I have a plane which is represented as a 3d point $\vec{p}$ with a normal $\hat{n}$. I also have a line segment specified by two points $\vec{v_1},\vec{v_2}$ . I want to get the intersection point (if any). Here's what I have:
$${\rm dist}_{v_1} = \hat{n} \cdot (\vec{v_1} – \vec{p})$$
$${\rm dist}_{v_2} = \hat{n} \cdot (\vec{v_2} – \vec{p})$$
If ${\rm dist}_{v_1}\cdot {\rm dist}_{v_2} \leq 0$ then I know there is an intersection because the distances are signed and the product of numbers with opposite signs is negative. Zero is included to cover the case when an endpoint is exactly on the plane. Then:
$$\hat{x} = \frac{\vec{v_2} – \vec{v_1}}{\left|\vec{v_2} – \vec{v_1}\right|}$$
$$\cos\theta = \hat{n}\cdot\hat{x}$$
Now I test $\cos\theta$. If zero then I choose one (of both) the endpoints as the intersection point. If non-zero I proceed to find the intersection point $\vec{v}$:
$$\vec{{v}} = \vec{v_2} – \hat{x}({\rm dist}_{v_2} / \cos\theta)$$
I'd like to know if my solution can be reworked to be more "elegant" without the last check of $\cos\theta$ being non-zero to avoid a divide-by-zero?
Best Answer
The formula is correct (your additional comments what to do when $\cos\theta=0$ are not) and you can't avoid a possible division by zero because the division by zero is the right result.
If $\cos\theta$ vanishes, it means that $\hat n$ - the normal direction of the plane - is perpendicular to $\vec v_2-\vec v_1$, the direction of the line. In other words, the direction of the line $\vec v_2-\vec v_1$ is parallel to the plane.

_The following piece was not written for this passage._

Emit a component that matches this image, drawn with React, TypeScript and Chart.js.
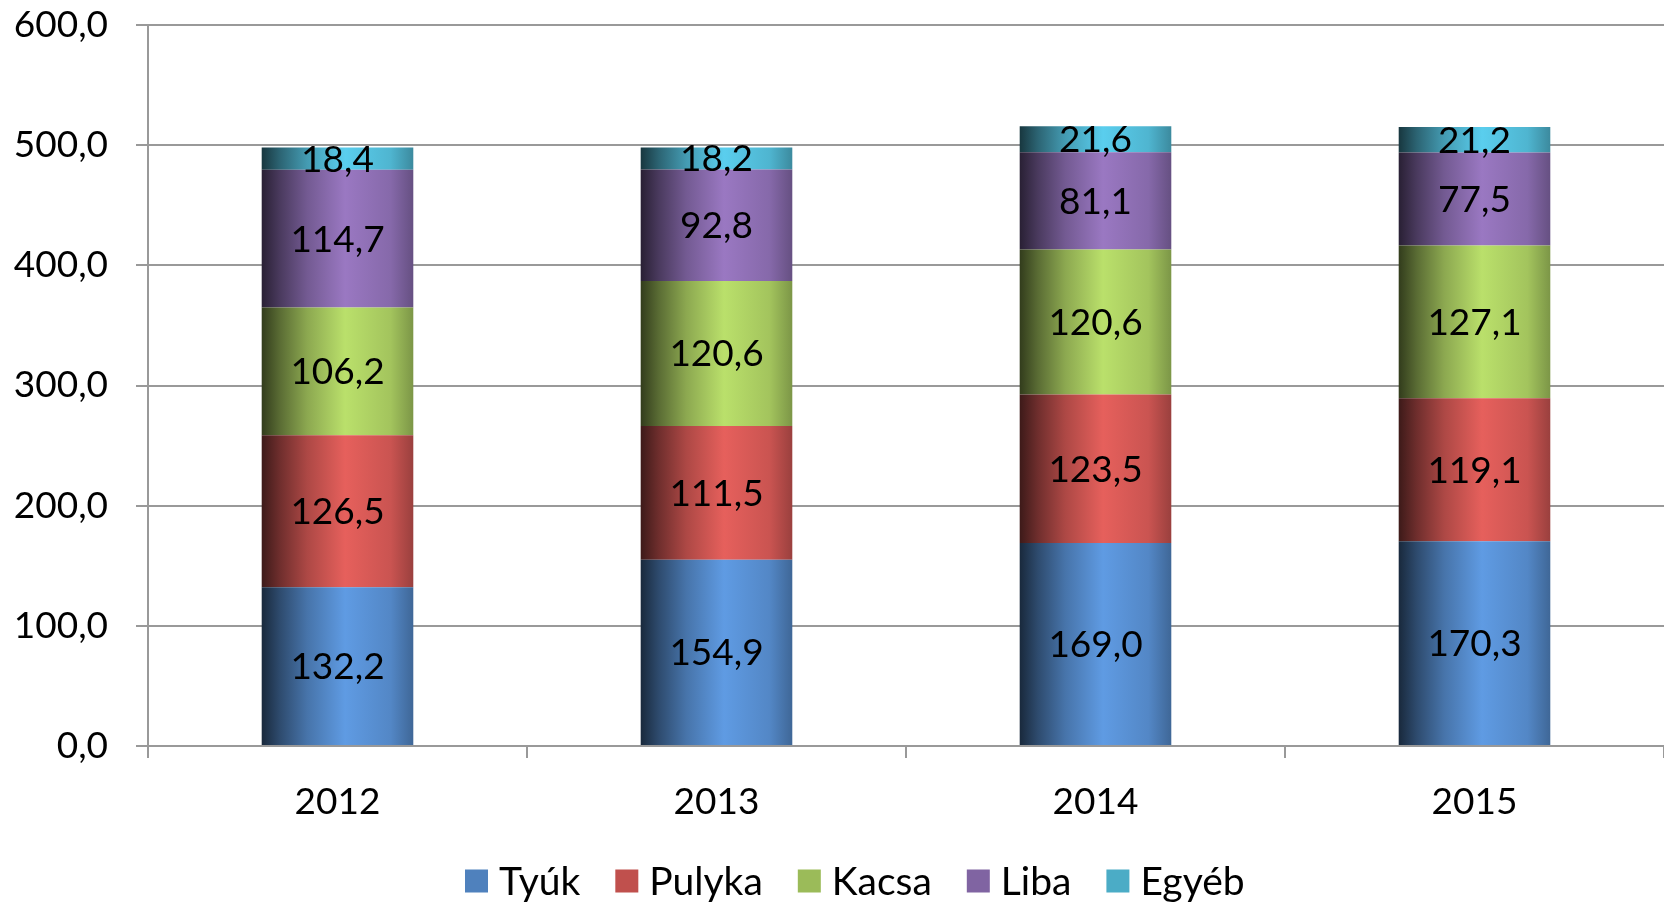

If it is parallel, the line either belongs to the plane, in which case there is a whole line of intersections and the division appropriately yields a $0/0$ indeterminate form; or the line is outside the plane in which case the division by zero is of the form $1/0$ and there is no intersection (or the intersections is infinitely far, if you wish).
You can't get finite unique coordinates of the intersection if $\cos\theta=0$ because there aren't any.